═════ AVAILABLE RECORDS ═════

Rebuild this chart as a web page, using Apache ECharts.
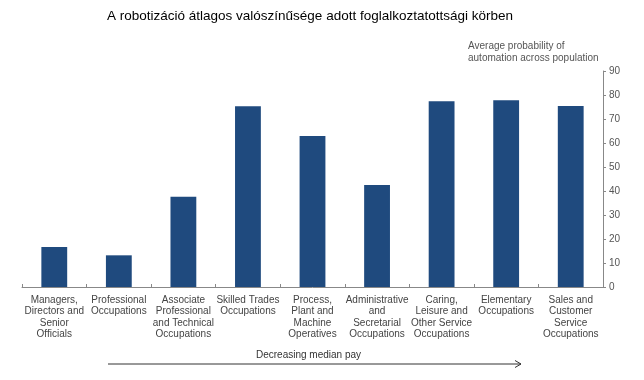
<!DOCTYPE html>
<html>
<head>
<meta charset="utf-8">
<script src="https://cdn.jsdelivr.net/npm/echarts@6/dist/echarts.min.js"></script>
<style>html,body{margin:0;padding:0;background:#fff;}#c{width:644px;height:380px;}</style>
</head>
<body>
<div id="c"></div>
<script>
var categories = [
  "Managers,\nDirectors and\nSenior\nOfficials",
  "Professional\nOccupations",
  "Associate\nProfessional\nand Technical\nOccupations",
  "Skilled Trades\nOccupations",
  "Process,\nPlant and\nMachine\nOperatives",
  "Administrative\nand\nSecretarial\nOccupations",
  "Caring,\nLeisure and\nOther Service\nOccupations",
  "Elementary\nOccupations",
  "Sales and\nCustomer\nService\nOccupations"
];
var values = [16.7, 13.2, 37.6, 75.3, 62.9, 42.5, 77.4, 77.8, 75.4];
var yTicks = [0, 10, 20, 30, 40, 50, 60, 70, 80, 90];
var titleText = "A robotizáció átlagos valószínűsége adott foglalkoztatottsági körben";
var axisTitle = "Average probability of\nautomation across population";
var arrowText = "Decreasing median pay";

var chart = echarts.init(document.getElementById('c'), null, {renderer: 'canvas'});
var font = "'Liberation Sans', Arial, sans-serif";
chart.setOption({
  backgroundColor: '#ffffff',
  animation: false,
  title: {
    text: titleText, left: 102, top: 4,
    textStyle: {fontFamily: font, fontSize: 13.5, fontWeight: 'normal', color: '#000'}
  },
  grid: {left: 22, right: 41, top: 71, bottom: 93},
  xAxis: {
    type: 'category', data: categories,
    axisLine: {lineStyle: {color: '#888', width: 1}},
    axisTick: {show: true, inside: true, length: 3, lineStyle: {color: '#888'}},
    axisLabel: {interval: 0, fontFamily: font, fontSize: 10, color: '#444', lineHeight: 11.5, margin: 7, align: 'center'}
  },
  yAxis: {
    type: 'value', position: 'right', min: 0, max: 90, interval: 10,
    axisLine: {show: true, lineStyle: {color: '#888'}},
    axisTick: {show: true, inside: false, length: 3, lineStyle: {color: '#888'}},
    splitLine: {show: false},
    axisLabel: {fontFamily: font, fontSize: 10, color: '#555', margin: 6,
      customValues: yTicks}
  },
  series: [{
    type: 'bar', data: values, barWidth: '40%',
    itemStyle: {color: '#1F4A7E'}
  }],
  graphic: [
    {type: 'text', left: 468, top: 40,
     style: {text: axisTitle, fontFamily: font, fontSize: 10, fill: '#555', lineHeight: 12}},
    {type: 'text', left: 256, top: 350,
     style: {text: arrowText, fontFamily: font, fontSize: 10, fill: '#333'}},
    {type: 'line', shape: {x1: 108, y1: 364, x2: 521, y2: 364}, style: {stroke: '#333', lineWidth: 1}},
    {type: 'polyline', shape: {points: [[515, 360.5], [521, 364], [515, 367.5]]}, style: {stroke: '#333', lineWidth: 1, fill: null}}
  ]
});
</script>
</body>
</html>
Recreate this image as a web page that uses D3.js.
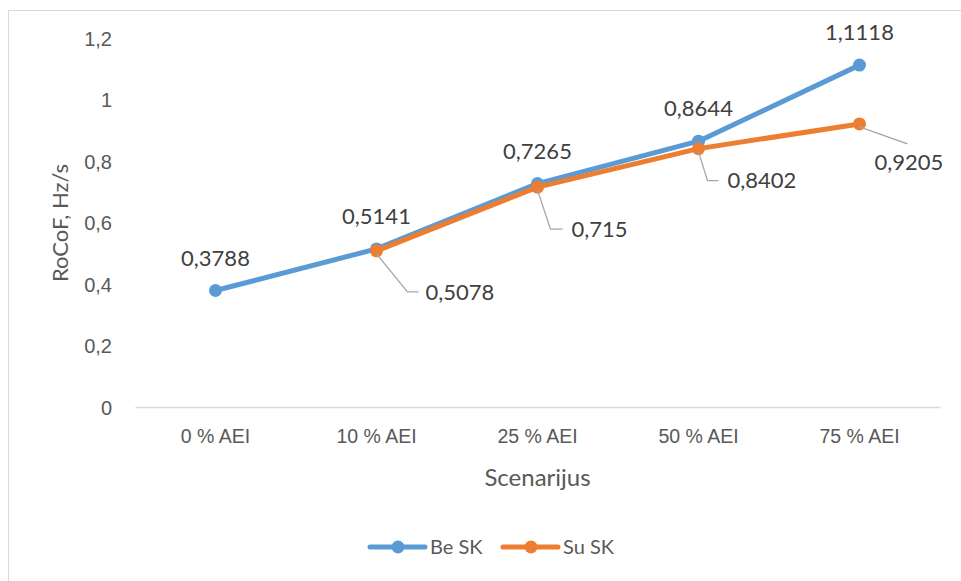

═════

◆ EXERCISE DETAILS: Transcribe the material as is, with images omitted.

◆ EXERCISE ANSWER:
Rebuild this chart as a web page, using Apache ECharts.
<!DOCTYPE html>
<html>
<head>
<meta charset="utf-8">
<script src="https://cdn.jsdelivr.net/npm/echarts@6/dist/echarts.min.js"></script>
<style>html,body{margin:0;padding:0;background:#fff;}#c{width:644px;height:380px;}</style>
</head>
<body>
<div id="c"></div>
<script>
var categories = [
  "Managers,\nDirectors and\nSenior\nOfficials",
  "Professional\nOccupations",
  "Associate\nProfessional\nand Technical\nOccupations",
  "Skilled Trades\nOccupations",
  "Process,\nPlant and\nMachine\nOperatives",
  "Administrative\nand\nSecretarial\nOccupations",
  "Caring,\nLeisure and\nOther Service\nOccupations",
  "Elementary\nOccupations",
  "Sales and\nCustomer\nService\nOccupations"
];
var values = [16.7, 13.2, 37.6, 75.3, 62.9, 42.5, 77.4, 77.8, 75.4];
var yTicks = [0, 10, 20, 30, 40, 50, 60, 70, 80, 90];
var titleText = "A robotizáció átlagos valószínűsége adott foglalkoztatottsági körben";
var axisTitle = "Average probability of\nautomation across population";
var arrowText = "Decreasing median pay";

var chart = echarts.init(document.getElementById('c'), null, {renderer: 'canvas'});
var font = "'Liberation Sans', Arial, sans-serif";
chart.setOption({
  backgroundColor: '#ffffff',
  animation: false,
  title: {
    text: titleText, left: 102, top: 4,
    textStyle: {fontFamily: font, fontSize: 13.5, fontWeight: 'normal', color: '#000'}
  },
  grid: {left: 22, right: 41, top: 71, bottom: 93},
  xAxis: {
    type: 'category', data: categories,
    axisLine: {lineStyle: {color: '#888', width: 1}},
    axisTick: {show: true, inside: true, length: 3, lineStyle: {color: '#888'}},
    axisLabel: {interval: 0, fontFamily: font, fontSize: 10, color: '#444', lineHeight: 11.5, margin: 7, align: 'center'}
  },
  yAxis: {
    type: 'value', position: 'right', min: 0, max: 90, interval: 10,
    axisLine: {show: true, lineStyle: {color: '#888'}},
    axisTick: {show: true, inside: false, length: 3, lineStyle: {color: '#888'}},
    splitLine: {show: false},
    axisLabel: {fontFamily: font, fontSize: 10, color: '#555', margin: 6,
      customValues: yTicks}
  },
  series: [{
    type: 'bar', data: values, barWidth: '40%',
    itemStyle: {color: '#1F4A7E'}
  }],
  graphic: [
    {type: 'text', left: 468, top: 40,
     style: {text: axisTitle, fontFamily: font, fontSize: 10, fill: '#555', lineHeight: 12}},
    {type: 'text', left: 256, top: 350,
     style: {text: arrowText, fontFamily: font, fontSize: 10, fill: '#333'}},
    {type: 'line', shape: {x1: 108, y1: 364, x2: 521, y2: 364}, style: {stroke: '#333', lineWidth: 1}},
    {type: 'polyline', shape: {points: [[515, 360.5], [521, 364], [515, 367.5]]}, style: {stroke: '#333', lineWidth: 1, fill: null}}
  ]
});
</script>
</body>
</html>
Recreate this image as a web page that uses D3.js.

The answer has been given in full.